In doing this, he created a prop blade where the pitch didn’t change from the tip of the blade to the hub. What this did, unbeknownst to him, was create a prop where the thrust was generated at the tip of the blade with a flow pattern moving from the hub to the blade tip. This, in turn, would fling the wedds away from the hub and off the blade tips.
Hannon sold his idea to Motor-Guide and from there it was knocked off by every other trolling motor company and prop manufacturer.
The next step in trying to make a trolling motor weedless came from a gentleman I called a friend, Troy Jens. Jens was from Alabama and guided on the famed TVA lakes, which at times are filled with vegetation. Back in the late 90s Jens, as most country boys in the south do, came up with what was the most ingenious design for ridding trolling motors of weeds. His product, called the Jens-Su, was piece of stainless steel (dimensions about 5 inches long, 3/4-inch in width and 1/8-inch in thickness) sharpened on one side on both ends. The blade was attached to the head of the trolling motor so the leading edge of the prop just barely missed the sharpened edge of the blade.
As weeds accumulated on the prop, they’d be cut by the rotating motion of the prop against the Jens-Su blade. I bought a Jens-Su blade and installed it on my boat before a trip to the California Delta in 2001, where I knew I would be getting into a bunch of hydrilla. I was blown away by its effectiveness. Troy sold the idea to another business-type guy on the Bass Fishing Home Page and never got a dime for the idea, although he sold a few on his own. Other companies started offering gadgets like Troy’s in the years following like WeedShark and Cutting Edge, if I remember right.
Then around the 2009 time frame, Mister Twister started making a reasonable copy of Troy’s product called “Shear Magic.” What Mister Twister did was make the device so it had two blades – made of plastic – instead of one.

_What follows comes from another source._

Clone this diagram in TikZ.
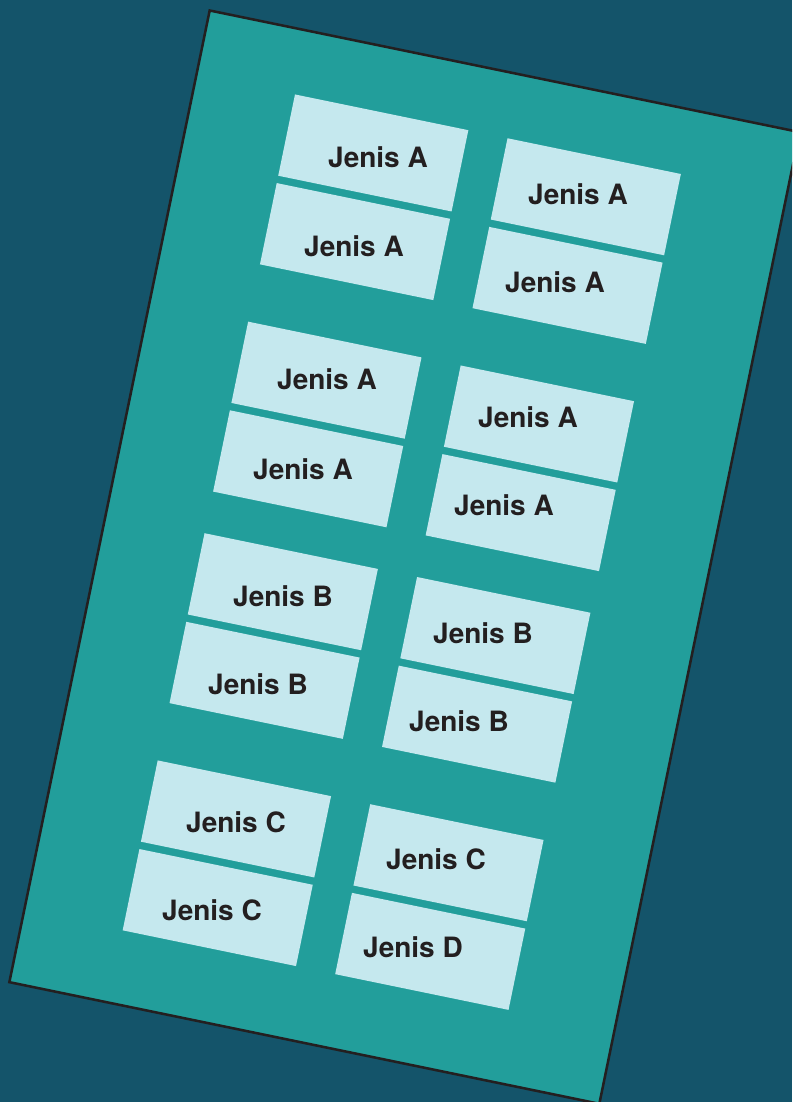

I never saw one of these devices in hand and believe that Mister Twister soon discontinued making the product, as ads for them are hard to find.
Unfortunately, the two angler/inventors who gave us the best options for fishing the grass both passed almost a year apart. Doug Hannon, the Bass Professor, died from complications from neck surgery in April 2013 at the age of 66. No one need to mention the contributions he made to the sport. As for Troy, he passed away in June of 2014. He was one of the most sought-after guides on Guntersville, a master tinkerer, hell with a jig, and an even better friend.